* START Source material *

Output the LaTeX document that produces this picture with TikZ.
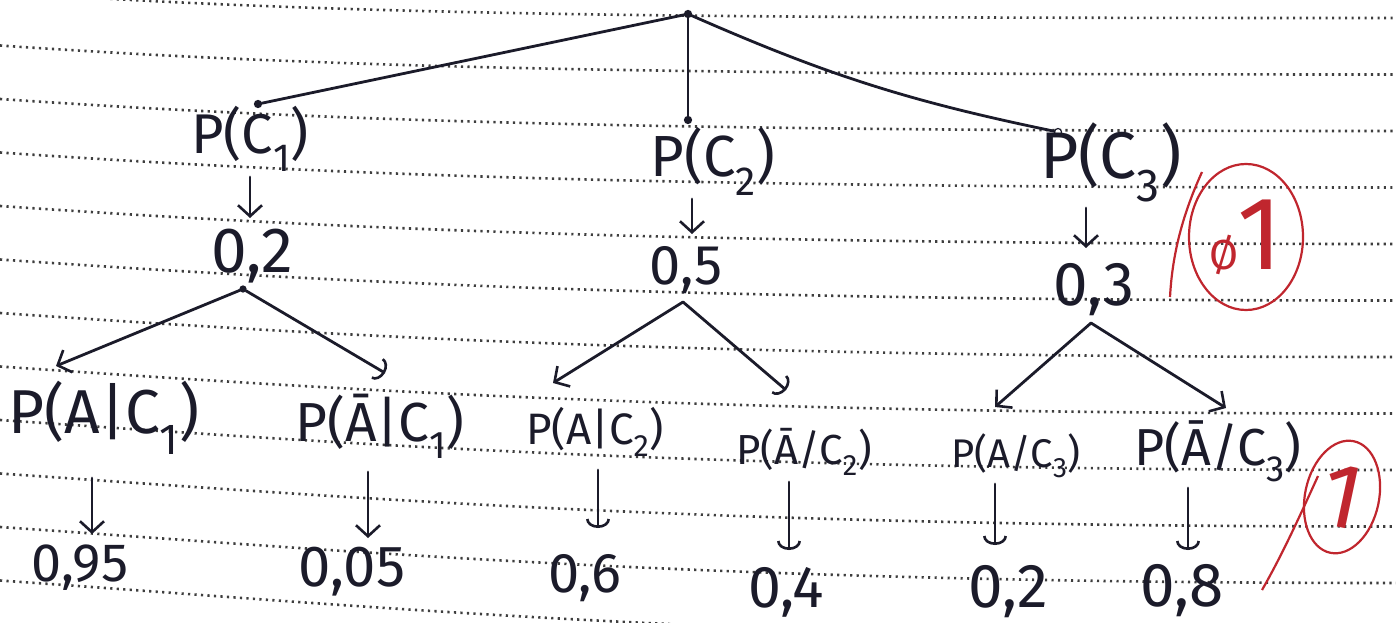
\documentclass[tikz,border=0pt]{standalone}
\usepackage{fontspec}
\setmainfont{Fira Sans}
\usetikzlibrary{arrows.meta,shapes.geometric}
\definecolor{ink}{HTML}{1B1B2A}
\definecolor{redink}{HTML}{C0262E}
\definecolor{dotc}{HTML}{3E3E3E}
\newcommand{\fs}[1]{\fontsize{#1}{#1}\selectfont}
\begin{document}
\begin{tikzpicture}[x=1pt,y=-1pt,
  lbl/.style={text=ink, inner sep=0pt},
  br/.style={draw=ink, line width=2.8pt, line cap=round},
  vtip/.style={-{Straight Barb[length=11pt,width=24pt,line width=2.6pt]}},
  utip/.style={-{Arc Barb[length=9pt,width=24pt,line width=2.6pt]}},
  ruled/.style={draw=dotc, line width=2.6pt, dash pattern=on 2.2pt off 4.3pt},
  redpen/.style={draw=redink, line width=2.2pt},
  knot/.style={circle, draw=ink, fill=ink, line width=1.2pt, minimum size=7pt, inner sep=0pt}
]
\path[use as bounding box] (0,0) rectangle (1396,623);
\begin{scope}
\clip (0,0) rectangle (1396,623);
\foreach \i in {0,...,11} {
  \pgfmathsetmacro\L{-8+53.5*\i}
  \pgfmathsetmacro\R{18+56.5*\i}
  \draw[ruled] (0,\L) .. controls (350,\L+24) and (700,\R) .. (1396,\R);
}
\end{scope}

% level 1 knots
\node[knot] (root) at (688,14) {};
\node[knot] (k1) at (258,104) {};
\node[knot] (k2) at (688,120) {};
\node[knot, fill=white] (k3) at (1058,132) {};
\draw[br] (root) -- (k1);
\draw[br] (root) -- (k2);
\draw[br] (root) to[bend right=6] (k3);

% labels level 1
\node[lbl, font=\fs{56}] (pc1) at (250,139) {P(C\textsubscript{1})};
\node[lbl, font=\fs{58}] (pc2) at (713,161) {P(C\textsubscript{2})};
\node[lbl, font=\fs{66}] (pc3) at (1111,162) {P(C\textsubscript{3})};

\node[lbl, font=\fs{64}] (v1) at (252,256) {0,2};
\node[lbl, font=\fs{56}] (v2) at (686,270) {0,5};
\node[lbl, font=\fs{62}] (v3) at (1094,290) {0,3};

\coordinate (s1) at (250,177); \coordinate (e1) at (250,218);
\coordinate (s2) at (692,199); \coordinate (e2) at (692,234);
\coordinate (s3) at (1086,208); \coordinate (e3) at (1086,248);
\draw[br,vtip] (s1) -- (e1);
\draw[br,vtip] (s2) -- (e2);
\draw[br,vtip] (s3) -- (e3);

% apexes of second level
\node[knot, minimum size=6pt] (ap1) at (243,289) {};
\coordinate (ap2) at (683,302);
\coordinate (ap3) at (1091,323);

\coordinate (l1) at (56,366);
\coordinate (r1) at (385,373);
\coordinate (l2) at (553,383);
\coordinate (r2) at (786,390);
\coordinate (l3) at (995,407);
\coordinate (r3) at (1226,408);
\draw[br,vtip] (ap1) -- (l1);
\draw[br,utip] (ap1) -- (r1);
\draw[br,vtip] (ap2) -- (l2);
\draw[br,utip] (ap2) -- (r2);
\draw[br,vtip] (ap3) -- (l3);
\draw[br,vtip] (ap3) -- (r3);

% labels level 2
\node[lbl, font=\fs{62}] (pa1) at (104,418) {P(A|C\textsubscript{1})};
\node[lbl, font=\fs{55}] (pn1) at (380,426) {P(Ā|C\textsubscript{1})};
\node[lbl, font=\fs{44}] (pa2) at (595,432) {P(A|C\textsubscript{2})};
\node[lbl, font=\fs{42}] (pn2) at (804,452) {P(Ā/C\textsubscript{2})};
\node[lbl, font=\fs{40}] (pa3) at (1016,456) {P(A/C\textsubscript{3})};
\node[lbl, font=\fs{52}] (pn3) at (1218,451) {P(Ā/C\textsubscript{3})};

\node[lbl, font=\fs{54}] (w1) at (80,568) {0,95};
\node[lbl, font=\fs{58}] (w2) at (352,572) {0,05};
\node[lbl, font=\fs{56}] (w3) at (585,578) {0,6};
\node[lbl, font=\fs{59}] (w4) at (786,592) {0,4};
\node[lbl, font=\fs{62}] (w5) at (1008,592) {0,2};
\node[lbl, font=\fs{62}] (w6) at (1182,591) {0,8};

\draw[br,vtip] (92,478) -- (92,534);
\draw[br,vtip] (368,472) -- (368,538);
\draw[br,utip] (598,470) -- (598,528);
\draw[br,utip] (789,482) -- (789,550);
\draw[br,utip] (995,484) -- (995,545);
\draw[br,utip] (1188,488) -- (1188,550);

% red marks
\node[ellipse, redpen, minimum width=114pt, minimum height=146pt, inner sep=0pt, text=redink] (g1) at (1246,237)
  {{\fs{42}Ø}\kern-2pt{\fs{104}1}};
\draw[redpen] (1202,172) .. controls (1180,220) and (1172,260) .. (1170,297);
\node[ellipse, redpen, rotate=-12, minimum width=74pt, minimum height=114pt, inner sep=0pt, text=redink,
  font=\fs{92}] (g2) at (1342,497) {1};
\draw[redpen] (1318,476) .. controls (1298,520) and (1282,555) .. (1262,590);
\end{tikzpicture}
\end{document}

* END Source material *

■ Your objective: Reproduce every line above as written, skipping pictures.

■ Full answer:
Output the LaTeX document that produces this picture with TikZ.
\documentclass[tikz,border=0pt]{standalone}
\usepackage{fontspec}
\setmainfont{Fira Sans}
\usetikzlibrary{arrows.meta,shapes.geometric}
\definecolor{ink}{HTML}{1B1B2A}
\definecolor{redink}{HTML}{C0262E}
\definecolor{dotc}{HTML}{3E3E3E}
\newcommand{\fs}[1]{\fontsize{#1}{#1}\selectfont}
\begin{document}
\begin{tikzpicture}[x=1pt,y=-1pt,
  lbl/.style={text=ink, inner sep=0pt},
  br/.style={draw=ink, line width=2.8pt, line cap=round},
  vtip/.style={-{Straight Barb[length=11pt,width=24pt,line width=2.6pt]}},
  utip/.style={-{Arc Barb[length=9pt,width=24pt,line width=2.6pt]}},
  ruled/.style={draw=dotc, line width=2.6pt, dash pattern=on 2.2pt off 4.3pt},
  redpen/.style={draw=redink, line width=2.2pt},
  knot/.style={circle, draw=ink, fill=ink, line width=1.2pt, minimum size=7pt, inner sep=0pt}
]
\path[use as bounding box] (0,0) rectangle (1396,623);
\begin{scope}
\clip (0,0) rectangle (1396,623);
\foreach \i in {0,...,11} {
  \pgfmathsetmacro\L{-8+53.5*\i}
  \pgfmathsetmacro\R{18+56.5*\i}
  \draw[ruled] (0,\L) .. controls (350,\L+24) and (700,\R) .. (1396,\R);
}
\end{scope}

% level 1 knots
\node[knot] (root) at (688,14) {};
\node[knot] (k1) at (258,104) {};
\node[knot] (k2) at (688,120) {};
\node[knot, fill=white] (k3) at (1058,132) {};
\draw[br] (root) -- (k1);
\draw[br] (root) -- (k2);
\draw[br] (root) to[bend right=6] (k3);

% labels level 1
\node[lbl, font=\fs{56}] (pc1) at (250,139) {P(C\textsubscript{1})};
\node[lbl, font=\fs{58}] (pc2) at (713,161) {P(C\textsubscript{2})};
\node[lbl, font=\fs{66}] (pc3) at (1111,162) {P(C\textsubscript{3})};

\node[lbl, font=\fs{64}] (v1) at (252,256) {0,2};
\node[lbl, font=\fs{56}] (v2) at (686,270) {0,5};
\node[lbl, font=\fs{62}] (v3) at (1094,290) {0,3};

\coordinate (s1) at (250,177); \coordinate (e1) at (250,218);
\coordinate (s2) at (692,199); \coordinate (e2) at (692,234);
\coordinate (s3) at (1086,208); \coordinate (e3) at (1086,248);
\draw[br,vtip] (s1) -- (e1);
\draw[br,vtip] (s2) -- (e2);
\draw[br,vtip] (s3) -- (e3);

% apexes of second level
\node[knot, minimum size=6pt] (ap1) at (243,289) {};
\coordinate (ap2) at (683,302);
\coordinate (ap3) at (1091,323);

\coordinate (l1) at (56,366);
\coordinate (r1) at (385,373);
\coordinate (l2) at (553,383);
\coordinate (r2) at (786,390);
\coordinate (l3) at (995,407);
\coordinate (r3) at (1226,408);
\draw[br,vtip] (ap1) -- (l1);
\draw[br,utip] (ap1) -- (r1);
\draw[br,vtip] (ap2) -- (l2);
\draw[br,utip] (ap2) -- (r2);
\draw[br,vtip] (ap3) -- (l3);
\draw[br,vtip] (ap3) -- (r3);

% labels level 2
\node[lbl, font=\fs{62}] (pa1) at (104,418) {P(A|C\textsubscript{1})};
\node[lbl, font=\fs{55}] (pn1) at (380,426) {P(Ā|C\textsubscript{1})};
\node[lbl, font=\fs{44}] (pa2) at (595,432) {P(A|C\textsubscript{2})};
\node[lbl, font=\fs{42}] (pn2) at (804,452) {P(Ā/C\textsubscript{2})};
\node[lbl, font=\fs{40}] (pa3) at (1016,456) {P(A/C\textsubscript{3})};
\node[lbl, font=\fs{52}] (pn3) at (1218,451) {P(Ā/C\textsubscript{3})};

\node[lbl, font=\fs{54}] (w1) at (80,568) {0,95};
\node[lbl, font=\fs{58}] (w2) at (352,572) {0,05};
\node[lbl, font=\fs{56}] (w3) at (585,578) {0,6};
\node[lbl, font=\fs{59}] (w4) at (786,592) {0,4};
\node[lbl, font=\fs{62}] (w5) at (1008,592) {0,2};
\node[lbl, font=\fs{62}] (w6) at (1182,591) {0,8};

\draw[br,vtip] (92,478) -- (92,534);
\draw[br,vtip] (368,472) -- (368,538);
\draw[br,utip] (598,470) -- (598,528);
\draw[br,utip] (789,482) -- (789,550);
\draw[br,utip] (995,484) -- (995,545);
\draw[br,utip] (1188,488) -- (1188,550);

% red marks
\node[ellipse, redpen, minimum width=114pt, minimum height=146pt, inner sep=0pt, text=redink] (g1) at (1246,237)
  {{\fs{42}Ø}\kern-2pt{\fs{104}1}};
\draw[redpen] (1202,172) .. controls (1180,220) and (1172,260) .. (1170,297);
\node[ellipse, redpen, rotate=-12, minimum width=74pt, minimum height=114pt, inner sep=0pt, text=redink,
  font=\fs{92}] (g2) at (1342,497) {1};
\draw[redpen] (1318,476) .. controls (1298,520) and (1282,555) .. (1262,590);
\end{tikzpicture}
\end{document}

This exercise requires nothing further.